### Required task
Print, word for word, the opening line of the data below and every line after it through the line that contains "spine_c = '#c4c4c4'", but not the pictures.
'''
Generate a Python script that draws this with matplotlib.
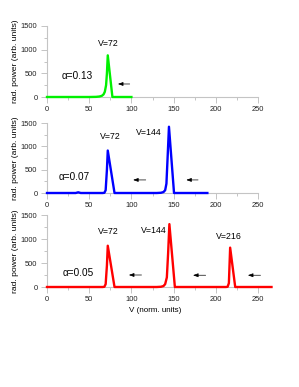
import matplotlib
matplotlib.use("Agg")
import matplotlib.pyplot as plt
from matplotlib.ticker import MultipleLocator

plt.rcParams['font.family'] = ['Liberation Sans', 'DejaVu Sans']

# ---- data ----
g_v = [0, 50, 58, 62, 65, 67, 68.5, 70, 71, 72, 77.5, 100]
g_p = [0, 0, 3, 10, 25, 55, 110, 250, 500, 880, 0, 0]

b_v = [0, 34, 37, 40, 66, 68, 69.5, 71, 72, 80, 130, 135, 138, 140, 141.5, 143, 144.5, 150.5, 190]
b_p = [0, 0, 15, 0, 0, 5, 60, 500, 910, 0, 0, 5, 20, 60, 200, 800, 1420, 0, 0]

r_v = [0, 66, 68, 69.5, 71, 72, 80, 130, 135, 138, 140, 142, 143.5, 145, 151.5,
       212, 214, 215.5, 217, 223, 266]
r_p = [0, 0, 5, 60, 450, 860, 0, 0, 5, 20, 60, 200, 700, 1310, 0,
       0, 5, 80, 820, 0, 0]

series_v = [g_v, b_v, r_v]
series_p = [g_p, b_p, r_p]
colors = ['#00f000', '#0000ff', '#ff0000']
alphas = ['α=0.13', 'α=0.07', 'α=0.05']
alpha_pos = [(36, 450), (32, 340), (37, 290)]
v_labels = [
    [('V=72', 73, 1120)],
    [('V=72', 75, 1220), ('V=144', 121, 1300)],
    [('V=72', 73, 1150), ('V=144', 127, 1170), ('V=216', 216, 1060)],
]
arrows = [
    [(98, 84, 275)],
    [(117, 102, 280), (179, 165, 280)],
    [(112, 97, 250), (188, 173, 245), (253, 238, 245)],
]
x_ticks = [0, 50, 100, 150, 200, 250]
y_ticks = [0, 500, 1000, 1500]

W, H = 299, 387
fig = plt.figure(figsize=(W / 100, H / 100), dpi=100)

panels_px = [(26, 97), (123, 193), (215, 287)]
left_px, right_px = 47, 258
spine_c = '#c4c4c4'

for i, (top, bot) in enumerate(panels_px):
    ax = fig.add_axes([left_px / W, 1 - bot / H, (right_px - left_px) / W, (bot - top) / H])
    ax.plot(series_v[i], series_p[i], color=colors[i], lw=1.7, clip_on=False, zorder=5)
    ax.set_xlim(0, 250)
    ax.set_ylim(0, 1500)
    ax.set_xticks(x_ticks)
    ax.set_yticks(y_ticks)
    ax.xaxis.set_minor_locator(MultipleLocator(25))
    ax.yaxis.set_minor_locator(MultipleLocator(250))
    for s in ['top', 'right']:
        ax.spines[s].set_visible(False)
    for s in ['left', 'bottom']:
        ax.spines[s].set_color(spine_c)
        ax.spines[s].set_linewidth(0.8)
    ax.tick_params(which='major', length=4.3, width=0.7, color=spine_c,
                   labelsize=5.4, labelcolor='#222222', pad=2.5)
    ax.tick_params(which='minor', length=2.2, width=0.7, color=spine_c)
    ax.patch.set_visible(False)

    ax.text(alpha_pos[i][0], alpha_pos[i][1], alphas[i], fontsize=7.2, ha='center', va='center')
    for t, x, y in v_labels[i]:
        ax.text(x, y, t, fontsize=6.3, ha='center', va='center')
    for x1, x0, y in arrows[i]:
        ax.annotate('', xy=(x0, y), xytext=(x1, y),
                    arrowprops=dict(arrowstyle='-|>,head_length=0.3,head_width=0.11',
                                    color='black', lw=0.5, shrinkA=0, shrinkB=0))

    fig.text(15.5 / W, 1 - (top + bot) / 2 / H, 'rad. power (arb. units)',
             rotation=90, ha='center', va='center', fontsize=6.1)

fig.text(155.5 / W, 1 - 311 / H, 'V (norm. units)', ha='center', va='center', fontsize=5.8)

fig.savefig('out.png', dpi=100)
'''
### Result for this task
Generate a Python script that draws this with matplotlib.
import matplotlib
matplotlib.use("Agg")
import matplotlib.pyplot as plt
from matplotlib.ticker import MultipleLocator

plt.rcParams['font.family'] = ['Liberation Sans', 'DejaVu Sans']

# ---- data ----
g_v = [0, 50, 58, 62, 65, 67, 68.5, 70, 71, 72, 77.5, 100]
g_p = [0, 0, 3, 10, 25, 55, 110, 250, 500, 880, 0, 0]

b_v = [0, 34, 37, 40, 66, 68, 69.5, 71, 72, 80, 130, 135, 138, 140, 141.5, 143, 144.5, 150.5, 190]
b_p = [0, 0, 15, 0, 0, 5, 60, 500, 910, 0, 0, 5, 20, 60, 200, 800, 1420, 0, 0]

r_v = [0, 66, 68, 69.5, 71, 72, 80, 130, 135, 138, 140, 142, 143.5, 145, 151.5,
       212, 214, 215.5, 217, 223, 266]
r_p = [0, 0, 5, 60, 450, 860, 0, 0, 5, 20, 60, 200, 700, 1310, 0,
       0, 5, 80, 820, 0, 0]

series_v = [g_v, b_v, r_v]
series_p = [g_p, b_p, r_p]
colors = ['#00f000', '#0000ff', '#ff0000']
alphas = ['α=0.13', 'α=0.07', 'α=0.05']
alpha_pos = [(36, 450), (32, 340), (37, 290)]
v_labels = [
    [('V=72', 73, 1120)],
    [('V=72', 75, 1220), ('V=144', 121, 1300)],
    [('V=72', 73, 1150), ('V=144', 127, 1170), ('V=216', 216, 1060)],
]
arrows = [
    [(98, 84, 275)],
    [(117, 102, 280), (179, 165, 280)],
    [(112, 97, 250), (188, 173, 245), (253, 238, 245)],
]
x_ticks = [0, 50, 100, 150, 200, 250]
y_ticks = [0, 500, 1000, 1500]

W, H = 299, 387
fig = plt.figure(figsize=(W / 100, H / 100), dpi=100)

panels_px = [(26, 97), (123, 193), (215, 287)]
left_px, right_px = 47, 258
spine_c = '#c4c4c4'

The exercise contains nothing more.